YOUR INSTRUCTIONS:
Beginning with the first line of the data below, reproduce every line unchanged, ending with the line that holds "Chart.register(...registerables);".

COLLECTED DATA:
++++

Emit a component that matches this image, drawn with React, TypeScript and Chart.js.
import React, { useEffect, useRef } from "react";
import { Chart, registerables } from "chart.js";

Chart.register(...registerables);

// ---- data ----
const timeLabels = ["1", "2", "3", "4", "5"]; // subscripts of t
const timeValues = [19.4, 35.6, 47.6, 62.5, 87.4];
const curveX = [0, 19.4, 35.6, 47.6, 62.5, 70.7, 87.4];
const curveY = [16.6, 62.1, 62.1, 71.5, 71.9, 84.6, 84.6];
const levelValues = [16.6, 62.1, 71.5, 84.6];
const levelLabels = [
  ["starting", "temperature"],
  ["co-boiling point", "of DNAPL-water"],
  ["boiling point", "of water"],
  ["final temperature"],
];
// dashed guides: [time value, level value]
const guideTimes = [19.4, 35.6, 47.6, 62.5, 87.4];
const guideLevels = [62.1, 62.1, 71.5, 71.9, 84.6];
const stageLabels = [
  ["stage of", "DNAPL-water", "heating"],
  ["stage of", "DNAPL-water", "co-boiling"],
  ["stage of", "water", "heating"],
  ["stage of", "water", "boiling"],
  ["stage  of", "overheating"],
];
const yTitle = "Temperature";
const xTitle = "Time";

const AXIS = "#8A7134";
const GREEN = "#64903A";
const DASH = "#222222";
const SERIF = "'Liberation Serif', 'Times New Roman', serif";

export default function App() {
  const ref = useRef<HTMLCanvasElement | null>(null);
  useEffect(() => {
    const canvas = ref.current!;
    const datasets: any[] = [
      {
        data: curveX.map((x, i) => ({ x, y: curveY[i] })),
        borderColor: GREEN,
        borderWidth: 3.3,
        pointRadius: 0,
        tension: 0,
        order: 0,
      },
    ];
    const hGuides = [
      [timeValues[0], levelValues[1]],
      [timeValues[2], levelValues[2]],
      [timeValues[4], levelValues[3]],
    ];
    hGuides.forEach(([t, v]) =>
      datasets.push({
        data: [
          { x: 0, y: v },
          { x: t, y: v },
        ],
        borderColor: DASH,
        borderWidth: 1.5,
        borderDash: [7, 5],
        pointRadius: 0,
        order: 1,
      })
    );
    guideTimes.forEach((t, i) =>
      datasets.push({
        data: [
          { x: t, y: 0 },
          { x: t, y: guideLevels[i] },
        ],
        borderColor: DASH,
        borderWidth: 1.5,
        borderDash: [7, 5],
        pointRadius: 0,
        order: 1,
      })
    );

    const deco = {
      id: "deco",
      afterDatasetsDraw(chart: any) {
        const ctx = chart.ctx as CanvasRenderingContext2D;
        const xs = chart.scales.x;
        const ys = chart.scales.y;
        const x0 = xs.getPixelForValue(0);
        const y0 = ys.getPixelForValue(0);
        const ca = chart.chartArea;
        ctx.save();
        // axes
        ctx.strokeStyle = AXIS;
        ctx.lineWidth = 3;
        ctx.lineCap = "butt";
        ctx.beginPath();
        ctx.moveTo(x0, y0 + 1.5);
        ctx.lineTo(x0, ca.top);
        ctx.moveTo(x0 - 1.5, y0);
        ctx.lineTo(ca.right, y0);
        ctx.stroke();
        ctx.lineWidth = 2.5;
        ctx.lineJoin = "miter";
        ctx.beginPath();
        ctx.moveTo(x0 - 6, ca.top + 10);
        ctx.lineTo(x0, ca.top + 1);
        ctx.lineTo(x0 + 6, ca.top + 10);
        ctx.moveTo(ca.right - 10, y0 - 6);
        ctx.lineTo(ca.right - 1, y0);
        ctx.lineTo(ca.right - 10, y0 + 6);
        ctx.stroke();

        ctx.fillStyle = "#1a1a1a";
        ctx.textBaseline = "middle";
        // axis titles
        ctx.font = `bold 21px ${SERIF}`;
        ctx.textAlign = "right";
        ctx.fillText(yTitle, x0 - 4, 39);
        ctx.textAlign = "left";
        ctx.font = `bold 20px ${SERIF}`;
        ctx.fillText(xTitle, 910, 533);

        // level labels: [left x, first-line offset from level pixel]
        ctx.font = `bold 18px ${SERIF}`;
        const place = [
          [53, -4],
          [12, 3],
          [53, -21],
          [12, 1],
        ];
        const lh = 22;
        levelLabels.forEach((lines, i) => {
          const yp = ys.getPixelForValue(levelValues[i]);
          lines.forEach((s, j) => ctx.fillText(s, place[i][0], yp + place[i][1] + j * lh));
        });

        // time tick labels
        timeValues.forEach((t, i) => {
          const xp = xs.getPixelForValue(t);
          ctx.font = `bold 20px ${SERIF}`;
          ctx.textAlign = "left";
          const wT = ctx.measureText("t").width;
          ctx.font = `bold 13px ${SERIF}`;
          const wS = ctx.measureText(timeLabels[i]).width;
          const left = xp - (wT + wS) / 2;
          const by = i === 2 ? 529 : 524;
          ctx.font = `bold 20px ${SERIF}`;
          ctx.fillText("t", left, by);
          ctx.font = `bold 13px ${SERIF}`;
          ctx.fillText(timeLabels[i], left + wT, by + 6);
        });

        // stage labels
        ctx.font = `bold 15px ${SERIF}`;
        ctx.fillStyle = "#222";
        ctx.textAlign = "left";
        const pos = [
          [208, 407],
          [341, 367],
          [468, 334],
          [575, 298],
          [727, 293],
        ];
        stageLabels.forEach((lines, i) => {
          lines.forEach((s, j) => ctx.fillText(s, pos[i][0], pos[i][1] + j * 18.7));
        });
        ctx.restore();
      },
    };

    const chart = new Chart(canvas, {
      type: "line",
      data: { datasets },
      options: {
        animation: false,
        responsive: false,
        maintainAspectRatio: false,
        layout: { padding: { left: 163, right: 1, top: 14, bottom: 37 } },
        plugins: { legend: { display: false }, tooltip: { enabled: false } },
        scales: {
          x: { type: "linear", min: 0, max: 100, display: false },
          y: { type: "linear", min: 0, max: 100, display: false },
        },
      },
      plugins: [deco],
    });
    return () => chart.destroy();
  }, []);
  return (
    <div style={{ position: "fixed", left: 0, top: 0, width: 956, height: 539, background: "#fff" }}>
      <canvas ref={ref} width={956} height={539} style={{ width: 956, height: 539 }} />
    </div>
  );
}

++++

CORRECT ANSWER:
Emit a component that matches this image, drawn with React, TypeScript and Chart.js.
import React, { useEffect, useRef } from "react";
import { Chart, registerables } from "chart.js";

Chart.register(...registerables);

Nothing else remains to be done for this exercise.